OBJECTIVE —
From the listing that follows, output everything exactly except the pictures.

INFORMATION SUPPLIED —
>> Start
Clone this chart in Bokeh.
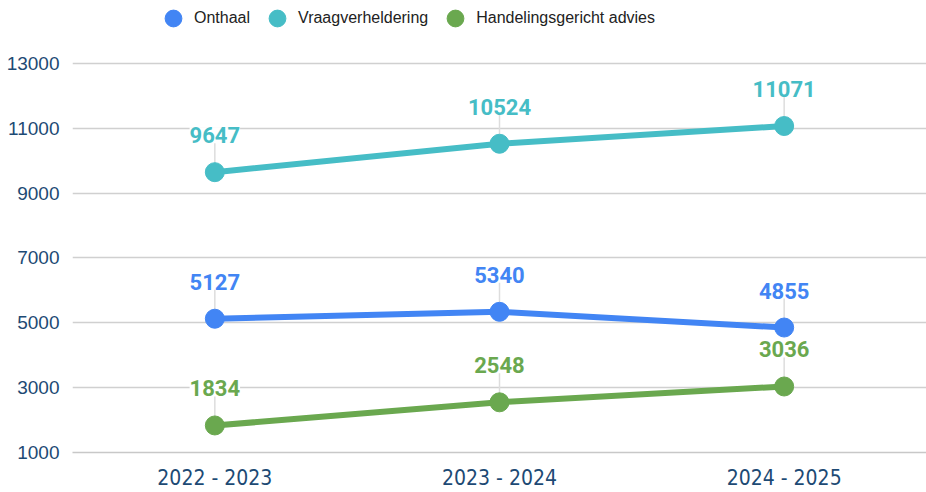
from bokeh.plotting import figure
from bokeh.models import ColumnDataSource, LabelSet, Legend, LegendItem, FixedTicker, Range1d
from bokeh.embed import file_html
from bokeh.resources import INLINE
from bokeh.core.properties import value

years = ["2022 - 2023", "2023 - 2024", "2024 - 2025"]
onthaal = [5127, 5340, 4855]
vraagverheldering = [9647, 10524, 11071]
handelingsgericht = [1834, 2548, 3036]
series_names = ["Onthaal", "Vraagverheldering", "Handelingsgericht advies"]
series_colors = ["#4285f4", "#46bdc6", "#6aa84f"]
y_ticks = [1000, 3000, 5000, 7000, 9000, 11000, 13000]

p = figure(x_range=years, y_range=Range1d(1000, 14943), width=926, height=492,
           output_backend="svg", toolbar_location=None,
           min_border_left=72, min_border_right=0, min_border_top=0, min_border_bottom=40)
p.outline_line_color = None
p.background_fill_color = "white"
p.border_fill_color = "white"

p.xgrid.grid_line_color = None
p.ygrid.grid_line_color = "#d0d0d0"
p.ygrid.grid_line_width = 1.5

p.yaxis.ticker = FixedTicker(ticks=y_ticks)
p.yaxis.axis_line_color = None
p.yaxis.major_tick_line_color = None
p.yaxis.minor_tick_line_color = None
p.yaxis.major_label_text_font = "Liberation Sans"
p.yaxis.major_label_text_font_size = "19px"
p.yaxis.major_label_text_color = "#1d4a74"
p.yaxis.major_label_standoff = 7

p.xaxis.axis_line_color = "#c8c8c8"
p.xaxis.axis_line_width = 1.5
p.xaxis.major_tick_line_color = None
p.xaxis.minor_tick_line_color = None
p.xaxis.major_label_text_font = "DejaVu Sans Condensed"
p.xaxis.major_label_text_font_size = "21px"
p.xaxis.major_label_text_color = "#1d4a74"
p.xaxis.major_label_standoff = 7

all_series = [onthaal, vraagverheldering, handelingsgericht]
items = []
lead = 1000  # leader line length in data units (style)
for name, vals, col in zip(series_names, all_series, series_colors):
    src = ColumnDataSource(dict(x=years, y=vals, y1=[v + lead for v in vals],
                                lbl=[str(v) for v in vals]))
    p.segment(x0="x", y0="y", x1="x", y1="y1", source=src, line_color="#dddddd", line_width=1.5)
    p.line(x="x", y="y", source=src, line_color=col, line_width=6)
    r = p.scatter(x="x", y="y", source=src, size=19, fill_color=col, line_color=col)
    items.append(LegendItem(label=name, renderers=[r]))
    labels = LabelSet(x="x", y="y", text="lbl", source=src, y_offset=37,
                      text_align="center", text_baseline="middle",
                      text_font=value("Roboto"), text_font_style="bold",
                      text_font_size="22px", text_color=col,
                      background_fill_color="white")
    p.add_layout(labels)

legend = Legend(items=items, orientation="horizontal", location=(80, 413),
                glyph_width=42, glyph_height=42, label_height=42, label_standoff=-5, spacing=6,
                padding=0, margin=0, border_line_color=None, background_fill_alpha=0,
                label_text_font="Liberation Sans", label_text_font_size="16px",
                label_text_color="#222222")
p.add_layout(legend, "center")

open("out.html", "w").write(file_html(p, INLINE))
>> End
RESPONSE —
Clone this chart in Bokeh.
from bokeh.plotting import figure
from bokeh.models import ColumnDataSource, LabelSet, Legend, LegendItem, FixedTicker, Range1d
from bokeh.embed import file_html
from bokeh.resources import INLINE
from bokeh.core.properties import value

years = ["2022 - 2023", "2023 - 2024", "2024 - 2025"]
onthaal = [5127, 5340, 4855]
vraagverheldering = [9647, 10524, 11071]
handelingsgericht = [1834, 2548, 3036]
series_names = ["Onthaal", "Vraagverheldering", "Handelingsgericht advies"]
series_colors = ["#4285f4", "#46bdc6", "#6aa84f"]
y_ticks = [1000, 3000, 5000, 7000, 9000, 11000, 13000]

p = figure(x_range=years, y_range=Range1d(1000, 14943), width=926, height=492,
           output_backend="svg", toolbar_location=None,
           min_border_left=72, min_border_right=0, min_border_top=0, min_border_bottom=40)
p.outline_line_color = None
p.background_fill_color = "white"
p.border_fill_color = "white"

p.xgrid.grid_line_color = None
p.ygrid.grid_line_color = "#d0d0d0"
p.ygrid.grid_line_width = 1.5

p.yaxis.ticker = FixedTicker(ticks=y_ticks)
p.yaxis.axis_line_color = None
p.yaxis.major_tick_line_color = None
p.yaxis.minor_tick_line_color = None
p.yaxis.major_label_text_font = "Liberation Sans"
p.yaxis.major_label_text_font_size = "19px"
p.yaxis.major_label_text_color = "#1d4a74"
p.yaxis.major_label_standoff = 7

p.xaxis.axis_line_color = "#c8c8c8"
p.xaxis.axis_line_width = 1.5
p.xaxis.major_tick_line_color = None
p.xaxis.minor_tick_line_color = None
p.xaxis.major_label_text_font = "DejaVu Sans Condensed"
p.xaxis.major_label_text_font_size = "21px"
p.xaxis.major_label_text_color = "#1d4a74"
p.xaxis.major_label_standoff = 7

all_series = [onthaal, vraagverheldering, handelingsgericht]
items = []
lead = 1000  # leader line length in data units (style)
for name, vals, col in zip(series_names, all_series, series_colors):
    src = ColumnDataSource(dict(x=years, y=vals, y1=[v + lead for v in vals],
                                lbl=[str(v) for v in vals]))
    p.segment(x0="x", y0="y", x1="x", y1="y1", source=src, line_color="#dddddd", line_width=1.5)
    p.line(x="x", y="y", source=src, line_color=col, line_width=6)
    r = p.scatter(x="x", y="y", source=src, size=19, fill_color=col, line_color=col)
    items.append(LegendItem(label=name, renderers=[r]))
    labels = LabelSet(x="x", y="y", text="lbl", source=src, y_offset=37,
                      text_align="center", text_baseline="middle",
                      text_font=value("Roboto"), text_font_style="bold",
                      text_font_size="22px", text_color=col,
                      background_fill_color="white")
    p.add_layout(labels)

legend = Legend(items=items, orientation="horizontal", location=(80, 413),
                glyph_width=42, glyph_height=42, label_height=42, label_standoff=-5, spacing=6,
                padding=0, margin=0, border_line_color=None, background_fill_alpha=0,
                label_text_font="Liberation Sans", label_text_font_size="16px",
                label_text_color="#222222")
p.add_layout(legend, "center")

open("out.html", "w").write(file_html(p, INLINE))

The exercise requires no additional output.